WHAT IS ASKED:
Repeat the full listing, word for word.

********

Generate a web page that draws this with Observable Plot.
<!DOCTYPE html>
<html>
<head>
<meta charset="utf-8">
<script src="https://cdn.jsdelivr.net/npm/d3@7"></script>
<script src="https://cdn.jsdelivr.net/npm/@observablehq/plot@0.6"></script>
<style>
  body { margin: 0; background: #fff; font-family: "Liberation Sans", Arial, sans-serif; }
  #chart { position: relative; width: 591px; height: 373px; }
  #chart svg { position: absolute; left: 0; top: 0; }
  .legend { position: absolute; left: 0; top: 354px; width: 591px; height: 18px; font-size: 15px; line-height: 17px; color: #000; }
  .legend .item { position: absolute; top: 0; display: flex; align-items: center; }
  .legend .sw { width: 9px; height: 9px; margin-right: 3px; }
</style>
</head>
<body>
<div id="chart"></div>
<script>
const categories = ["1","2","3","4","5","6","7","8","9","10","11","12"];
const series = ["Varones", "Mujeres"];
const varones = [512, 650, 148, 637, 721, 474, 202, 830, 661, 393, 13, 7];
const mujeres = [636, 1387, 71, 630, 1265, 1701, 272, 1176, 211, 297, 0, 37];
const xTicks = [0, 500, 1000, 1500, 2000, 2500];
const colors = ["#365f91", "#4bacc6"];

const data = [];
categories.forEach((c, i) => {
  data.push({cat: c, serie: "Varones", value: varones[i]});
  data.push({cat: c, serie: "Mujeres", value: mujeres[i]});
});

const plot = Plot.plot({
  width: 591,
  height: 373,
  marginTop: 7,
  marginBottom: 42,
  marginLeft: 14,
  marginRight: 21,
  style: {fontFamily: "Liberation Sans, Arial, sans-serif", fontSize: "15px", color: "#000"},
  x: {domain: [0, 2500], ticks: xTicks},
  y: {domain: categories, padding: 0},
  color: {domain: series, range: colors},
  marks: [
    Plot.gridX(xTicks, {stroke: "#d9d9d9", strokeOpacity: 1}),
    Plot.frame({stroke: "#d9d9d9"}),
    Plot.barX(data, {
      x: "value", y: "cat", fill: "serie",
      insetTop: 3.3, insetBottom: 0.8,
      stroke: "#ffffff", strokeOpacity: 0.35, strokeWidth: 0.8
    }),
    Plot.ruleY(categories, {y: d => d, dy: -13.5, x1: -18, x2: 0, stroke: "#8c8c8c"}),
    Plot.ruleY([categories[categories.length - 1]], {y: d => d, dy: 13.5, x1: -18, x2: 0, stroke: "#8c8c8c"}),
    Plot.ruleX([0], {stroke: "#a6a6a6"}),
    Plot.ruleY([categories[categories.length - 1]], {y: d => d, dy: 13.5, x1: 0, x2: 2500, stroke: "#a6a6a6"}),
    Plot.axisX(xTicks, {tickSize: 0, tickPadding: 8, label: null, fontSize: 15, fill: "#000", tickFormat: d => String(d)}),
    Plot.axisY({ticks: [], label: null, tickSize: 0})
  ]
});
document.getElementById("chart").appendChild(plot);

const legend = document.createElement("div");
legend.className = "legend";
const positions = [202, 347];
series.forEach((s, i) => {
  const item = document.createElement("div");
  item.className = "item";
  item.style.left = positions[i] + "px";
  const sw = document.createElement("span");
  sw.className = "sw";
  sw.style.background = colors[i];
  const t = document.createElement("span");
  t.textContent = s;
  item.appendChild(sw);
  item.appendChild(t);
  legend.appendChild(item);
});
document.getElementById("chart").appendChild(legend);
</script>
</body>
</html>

********

FINISHED EXERCISE:
Generate a web page that draws this with Observable Plot.
<!DOCTYPE html>
<html>
<head>
<meta charset="utf-8">
<script src="https://cdn.jsdelivr.net/npm/d3@7"></script>
<script src="https://cdn.jsdelivr.net/npm/@observablehq/plot@0.6"></script>
<style>
  body { margin: 0; background: #fff; font-family: "Liberation Sans", Arial, sans-serif; }
  #chart { position: relative; width: 591px; height: 373px; }
  #chart svg { position: absolute; left: 0; top: 0; }
  .legend { position: absolute; left: 0; top: 354px; width: 591px; height: 18px; font-size: 15px; line-height: 17px; color: #000; }
  .legend .item { position: absolute; top: 0; display: flex; align-items: center; }
  .legend .sw { width: 9px; height: 9px; margin-right: 3px; }
</style>
</head>
<body>
<div id="chart"></div>
<script>
const categories = ["1","2","3","4","5","6","7","8","9","10","11","12"];
const series = ["Varones", "Mujeres"];
const varones = [512, 650, 148, 637, 721, 474, 202, 830, 661, 393, 13, 7];
const mujeres = [636, 1387, 71, 630, 1265, 1701, 272, 1176, 211, 297, 0, 37];
const xTicks = [0, 500, 1000, 1500, 2000, 2500];
const colors = ["#365f91", "#4bacc6"];

const data = [];
categories.forEach((c, i) => {
  data.push({cat: c, serie: "Varones", value: varones[i]});
  data.push({cat: c, serie: "Mujeres", value: mujeres[i]});
});

const plot = Plot.plot({
  width: 591,
  height: 373,
  marginTop: 7,
  marginBottom: 42,
  marginLeft: 14,
  marginRight: 21,
  style: {fontFamily: "Liberation Sans, Arial, sans-serif", fontSize: "15px", color: "#000"},
  x: {domain: [0, 2500], ticks: xTicks},
  y: {domain: categories, padding: 0},
  color: {domain: series, range: colors},
  marks: [
    Plot.gridX(xTicks, {stroke: "#d9d9d9", strokeOpacity: 1}),
    Plot.frame({stroke: "#d9d9d9"}),
    Plot.barX(data, {
      x: "value", y: "cat", fill: "serie",
      insetTop: 3.3, insetBottom: 0.8,
      stroke: "#ffffff", strokeOpacity: 0.35, strokeWidth: 0.8
    }),
    Plot.ruleY(categories, {y: d => d, dy: -13.5, x1: -18, x2: 0, stroke: "#8c8c8c"}),
    Plot.ruleY([categories[categories.length - 1]], {y: d => d, dy: 13.5, x1: -18, x2: 0, stroke: "#8c8c8c"}),
    Plot.ruleX([0], {stroke: "#a6a6a6"}),
    Plot.ruleY([categories[categories.length - 1]], {y: d => d, dy: 13.5, x1: 0, x2: 2500, stroke: "#a6a6a6"}),
    Plot.axisX(xTicks, {tickSize: 0, tickPadding: 8, label: null, fontSize: 15, fill: "#000", tickFormat: d => String(d)}),
    Plot.axisY({ticks: [], label: null, tickSize: 0})
  ]
});
document.getElementById("chart").appendChild(plot);

const legend = document.createElement("div");
legend.className = "legend";
const positions = [202, 347];
series.forEach((s, i) => {
  const item = document.createElement("div");
  item.className = "item";
  item.style.left = positions[i] + "px";
  const sw = document.createElement("span");
  sw.className = "sw";
  sw.style.background = colors[i];
  const t = document.createElement("span");
  t.textContent = s;
  item.appendChild(sw);
  item.appendChild(t);
  legend.appendChild(item);
});
document.getElementById("chart").appendChild(legend);
</script>
</body>
</html>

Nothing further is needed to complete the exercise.